Les auteurs ici rassemblés s’efforcent donc de recouvrer et de nous faire réentendre la «question du commun». Ils partagent un certain élan, une certaine ardeur civique. Leur perspective n’est pas militante, mais plutôt «explorante» et souvent méditative, avec une sincérité qui se traduit parfois par le franc aveu d’une hésitation ou d’une perplexité. Les accents partisans y sont rares et la polémique gratuite en est absente. À l’importance des enjeux répond le sérieux de la démarche.

De fait, la gravité et la durée de la crise civique signalent que ce sont les ressorts mêmes de notre régime politique qui sont en cause. C’est pourquoi la forme qu’a prise l’action gouvernementale face à la pandémie ne peut pas être ramenée à un ensemble de mesures sanitaires dictées par les circonstances. Comme le souligne François Sureau, elle découle «de quelque chose de plus profond et de plus grave: d’une conception de l’homme comme espèce à protéger, non comme personnalité politique, sujet de droit, source du droit, citoyen pour finir». Oui, tandis que nous laissons s’éroder le commandement le plus inviolable - tu ne tueras point -, nous mettons notre fierté à tenter de valider la plus folle promesse: tu ne mourras point. C’est comme si l’accident sanitaire nous avait fait parvenir d’un coup au terme du processus de dépolitisation et de démoralisation commencé il y a un demi-siècle. Venant après un long déclin de la confiance civique, il nous a tous installés, gouvernants et gouvernés, dans une passivité qui semble insurmontable.

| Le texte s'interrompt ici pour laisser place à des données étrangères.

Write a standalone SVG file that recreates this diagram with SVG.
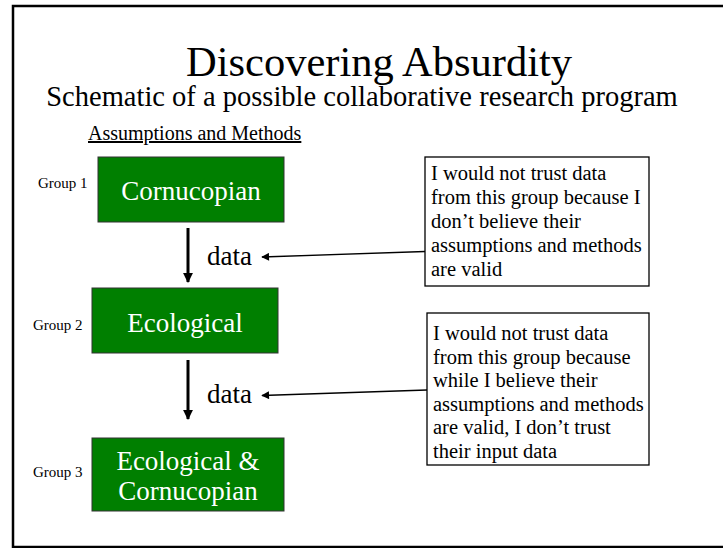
<svg xmlns="http://www.w3.org/2000/svg" width="723" height="548" viewBox="0 0 723 548">
  <style>
    text { font-family: "Liberation Serif", "Times New Roman", serif; fill: #000; }
    .title { font-size: 42.5px; text-anchor: middle; }
    .sub { font-size: 28.5px; text-anchor: middle; }
    .head { font-size: 20px; text-decoration: underline; }
    .grp { font-size: 15px; }
    .node rect { fill: #007F00; stroke: #333; stroke-width: 1; }
    .node text { fill: #fff; font-size: 27px; text-anchor: middle; }
    .note rect { fill: #fff; stroke: #000; stroke-width: 1.3; }
    .note text { font-size: 20.5px; }
    .lbl { font-size: 27px; }
    .flow { stroke: #000; stroke-width: 3; fill: none; }
    .ptr { stroke: #000; stroke-width: 1.3; fill: none; }
  </style>
  <defs>
    <marker id="bigHead" viewBox="0 0 10 10" refX="9" refY="5" markerWidth="3.3" markerHeight="3.3" markerUnits="strokeWidth" orient="auto">
      <path d="M0,0 L10,5 L0,10 Z" fill="#000"/>
    </marker>
    <marker id="smallHead" viewBox="0 0 10 10" refX="9" refY="5" markerWidth="8" markerHeight="6" markerUnits="strokeWidth" orient="auto">
      <path d="M0,0 L10,5 L0,10 Z" fill="#000"/>
    </marker>
  </defs>

  <rect width="723" height="548" fill="#fff"/>
  <!-- slide frame -->
  <rect x="13" y="6" width="722" height="541" fill="none" stroke="#000" stroke-width="2.5"/>

  <text class="title" x="379" y="76">Discovering Absurdity</text>
  <text class="sub" x="362" y="106">Schematic of a possible collaborative research program</text>
  <text class="head" x="88" y="140">Assumptions and Methods</text>

  <g id="group1">
    <text class="grp" x="38" y="188">Group 1</text>
    <g class="node"><rect x="98" y="157" width="186" height="65"/><text x="191" y="200">Cornucopian</text></g>
  </g>
  <g id="group2">
    <text class="grp" x="33" y="330">Group 2</text>
    <g class="node"><rect x="92" y="288" width="186" height="65"/><text x="185" y="332">Ecological</text></g>
  </g>
  <g id="group3">
    <text class="grp" x="33" y="477">Group 3</text>
    <g class="node"><rect x="92" y="438" width="192" height="73"/><text x="188" y="470">Ecological &amp;</text><text x="188" y="500">Cornucopian</text></g>
  </g>

  <g id="note1" class="note">
    <rect x="425" y="157" width="224" height="129"/>
    <text x="431" y="180">I would not trust data</text>
    <text x="431" y="204">from this group because I</text>
    <text x="431" y="228">don’t believe their</text>
    <text x="431" y="252">assumptions and methods</text>
    <text x="431" y="276">are valid</text>
  </g>
  <g id="note2" class="note">
    <rect x="427" y="313" width="222" height="152"/>
    <text x="433" y="340">I would not trust data</text>
    <text x="433" y="363.5">from this group because</text>
    <text x="433" y="387">while I believe their</text>
    <text x="433" y="410.5">assumptions and methods</text>
    <text x="433" y="434">are valid, I don’t trust</text>
    <text x="433" y="457.5">their input data</text>
  </g>

  <g id="connectors">
    <line class="flow" x1="188" y1="228" x2="188" y2="282" marker-end="url(#bigHead)"/>
    <text class="lbl" x="207" y="265">data</text>
    <line class="flow" x1="188" y1="360" x2="188" y2="419" marker-end="url(#bigHead)"/>
    <text class="lbl" x="207" y="403">data</text>
    <line class="ptr" x1="425" y1="251.5" x2="262" y2="257" marker-end="url(#smallHead)"/>
    <line class="ptr" x1="427" y1="390" x2="262" y2="395.5" marker-end="url(#smallHead)"/>
  </g>
</svg>
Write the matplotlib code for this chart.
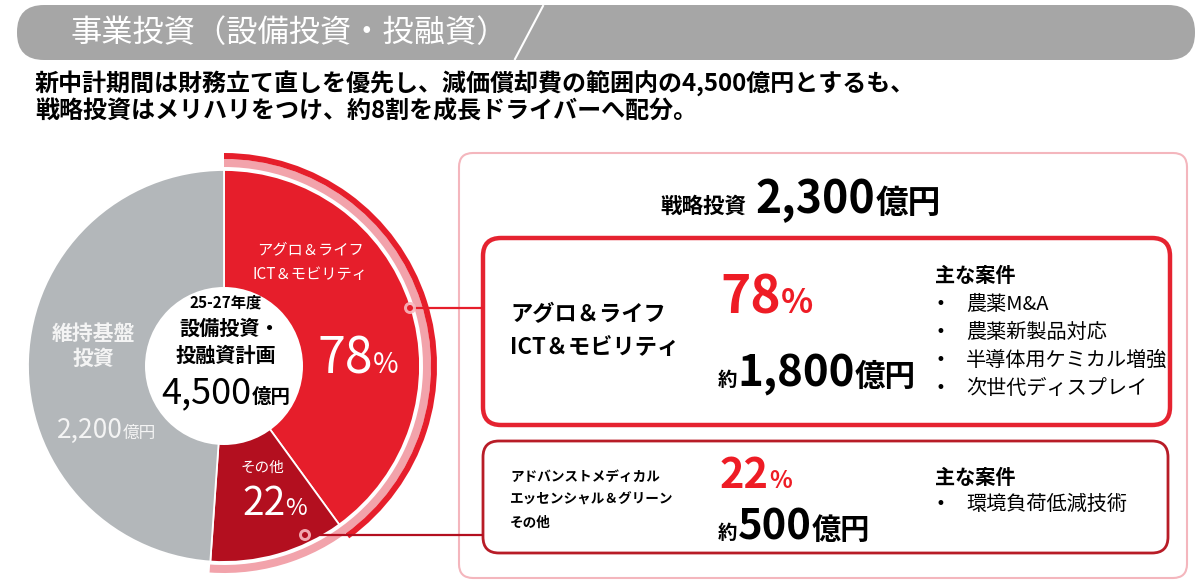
import matplotlib
matplotlib.use('Agg')
import matplotlib.pyplot as plt
from matplotlib.patches import Circle, Wedge, FancyBboxPatch

plt.rcParams['font.family'] = ['Noto Sans CJK JP', 'DejaVu Sans']

# data (億円)
segments = ['アグロ＆ライフ\nICT＆モビリティ', 'その他', '維持基盤\n投資']
values = [1800, 500, 2200]
strategic_labels = ['アグロ＆ライフ\nICT＆モビリティ', 'アドバンストメディカル\nエッセンシャル＆グリーン\nその他']
strategic_share = [78, 22]
cases_1 = ['農薬M&A', '農薬新製品対応', '半導体用ケミカル増強', '次世代ディスプレイ']
cases_2 = ['環境負荷低減技術']
title = '事業投資（設備投資・投融資）'
subtitle = ['新中計期間は財務立て直しを優先し、減価償却費の範囲内の4,500億円とするも、',
            '戦略投資はメリハリをつけ、約8割を成長ドライバーへ配分。']

total = sum(values)
strategic = values[0] + values[1]

RED = '#e61e2b'
DARK = '#b30f1f'
GRAY = '#b3b7ba'
PINK = '#f2a3ab'

fig = plt.figure(figsize=(12, 5.83), dpi=100)
ax = fig.add_axes([0, 0, 1, 1])

# pie (y axis is inverted later, so counterclock in data = clockwise on screen)
cx, cy, R = 224, 366, 196
ax.pie(values, colors=[RED, DARK, GRAY], startangle=-90, counterclock=True,
       center=(cx, cy), radius=R,
       wedgeprops=dict(edgecolor='white', linewidth=1.3))
ax.set_xlim(0, 1200)
ax.set_ylim(583, 0)
ax.set_aspect('equal')
ax.axis('off')

a_big = 360 * values[0] / total
a_dark = 360 * values[1] / total
ax.add_patch(Wedge((cx, cy), 207, -90, -90 + a_big + a_dark, width=8, fc=PINK, ec='none'))
ax.add_patch(Wedge((cx, cy), 213, -90, -90 + a_big, width=6, fc=RED, ec='none'))
ax.add_patch(Circle((cx, cy), 79, fc='white', ec='none', zorder=3))

r = fig.canvas.get_renderer()


def runs(x, y, parts, ha='left'):
    objs = []
    for s, size, col, w in parts:
        objs.append(ax.text(0, y, s, fontsize=size, color=col, fontweight=w,
                            va='baseline', ha='left', zorder=6))
    widths = [t.get_window_extent(r).width for t in objs]
    start = x - sum(widths) / 2 if ha == 'center' else x
    for t, wd in zip(objs, widths):
        t.set_x(start)
        start += wd


# title bar
ax.add_patch(FancyBboxPatch((17, 5), 1178, 55, boxstyle='round,pad=0,rounding_size=27',
                            fc='#a6a6a6', ec='none'))
ax.plot([543, 515], [6, 59], color='white', lw=1.5)
ax.text(70, 33, title, fontsize=22.5, color='white', va='center', ha='left')
ax.text(35, 84, subtitle[0], fontsize=17.3, fontweight='bold', va='center')
ax.text(35, 112, subtitle[1], fontsize=17.3, fontweight='bold', va='center')

# pie labels
l1, l2 = segments[0].split('\n')
ax.text(310, 250, l1, fontsize=11, color='white', ha='center', va='center')
ax.text(310, 275, l2, fontsize=11, color='white', ha='center', va='center')
runs(317, 373, [(f'{strategic_share[0]}', 36, 'white', 'normal'), ('%', 20, 'white', 'normal')])
ax.text(262, 468, segments[1], fontsize=10.5, color='white', ha='center', va='center')
runs(242, 515, [(f'{strategic_share[1]}', 28, 'white', 'normal'), ('%', 17, 'white', 'normal')])
g1, g2 = segments[2].split('\n')
ax.text(93, 333, g1, fontsize=15, color='#f4f4f4', fontweight='bold', ha='center', va='center')
ax.text(93, 358, g2, fontsize=15, color='#f4f4f4', fontweight='bold', ha='center', va='center')
runs(57, 438, [(f'{values[2]:,}', 19, '#f4f4f4', 'normal'), ('億円', 12, '#f4f4f4', 'normal')])

# centre
ax.text(226, 303, '25-27年度', fontsize=11, fontweight='bold', ha='center', va='center', zorder=6)
ax.text(230, 328, '設備投資・', fontsize=14.5, fontweight='bold', ha='center', va='center', zorder=6)
ax.text(226, 355, '投融資計画', fontsize=14.5, fontweight='bold', ha='center', va='center', zorder=6)
runs(226, 403, [(f'{total:,}', 26, 'black', 'normal'), ('億円', 14, 'black', 'bold')], ha='center')

# connectors
for (x0, y0), col in [((410, 308), RED), ((305, 535), DARK)]:
    ax.plot([x0, 482], [y0, y0], color=col, lw=1.6, zorder=7)
    ax.add_patch(Circle((x0, y0), 6, fc='#f7b9bf', ec='none', alpha=0.9, zorder=7))
    ax.add_patch(Circle((x0, y0), 3, fc=col, ec='none', zorder=8))

# boxes
ax.add_patch(FancyBboxPatch((459, 153), 728, 425, boxstyle='round,pad=0,rounding_size=14',
                            fc='white', ec='#f4b6bd', lw=1.5, zorder=1))
ax.add_patch(FancyBboxPatch((483, 238), 687, 187, boxstyle='round,pad=0,rounding_size=18',
                            fc='white', ec='#e52330', lw=3.2, zorder=2))
ax.add_patch(FancyBboxPatch((483, 441), 685, 112, boxstyle='round,pad=0,rounding_size=16',
                            fc='white', ec='#b81c27', lw=2, zorder=2))

runs(660, 213, [('戦略投資', 15.5, 'black', 'bold'), ('  ', 15.5, 'black', 'bold'),
                (f'{strategic:,}', 32, 'black', 'bold'), ('億円', 23.5, 'black', 'bold')])

b1, b2 = strategic_labels[0].split('\n')
ax.text(510, 315, b1, fontsize=16, fontweight='bold', va='center', zorder=6)
ax.text(510, 347, b2, fontsize=16, fontweight='bold', va='center', zorder=6)
runs(720, 313, [(f'{strategic_share[0]}', 37, '#ee1c25', 'bold'), ('%', 24, '#ee1c25', 'bold')])
runs(718, 386, [('約', 14, 'black', 'bold'), (f'{values[0]:,}', 31.5, 'black', 'bold'),
                ('億円', 22, 'black', 'bold')])
ax.text(935, 275, '主な案件', fontsize=14.5, fontweight='bold', va='center', zorder=6)
for i, c in enumerate(cases_1):
    yy = 304 + i * 28
    ax.text(936, yy, '•', fontsize=12, family='DejaVu Sans', va='center', zorder=6)
    ax.text(966, yy, c, fontsize=14.5, va='center', zorder=6)

for i, s in enumerate(strategic_labels[1].split('\n')):
    ax.text(510, 477 + i * 23, s, fontsize=9.8, fontweight='bold', va='center', zorder=6)
runs(720, 488, [(f'{strategic_share[1]}', 30, '#ee1c25', 'bold'), ('%', 17, '#ee1c25', 'bold')])
runs(718, 539, [('約', 14, 'black', 'bold'), (f'{values[1]:,}', 30, 'black', 'bold'),
                ('億円', 21, 'black', 'bold')])
ax.text(935, 477, '主な案件', fontsize=14.5, fontweight='bold', va='center', zorder=6)
for i, c in enumerate(cases_2):
    yy = 504 + i * 28
    ax.text(936, yy, '•', fontsize=12, family='DejaVu Sans', va='center', zorder=6)
    ax.text(966, yy, c, fontsize=14.5, va='center', zorder=6)

fig.savefig('out.png', dpi=100)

Les auteurs de ce livre ne se résignent pas à cette passivité. Ils n’entérinent pas cette dépolitisation comme le terme désirable, ou irrémédiable, de l’histoire européenne. Ils n’imaginent pas que l’immense effort d’esprit et d’âme qui a cristallisé dans les œuvres ici ouvertes pour notre réflexion et notre action, que cet immense effort soit désormais caduc, et que nous soyons devenus incapables d’une action commune en direction d’un bien commun.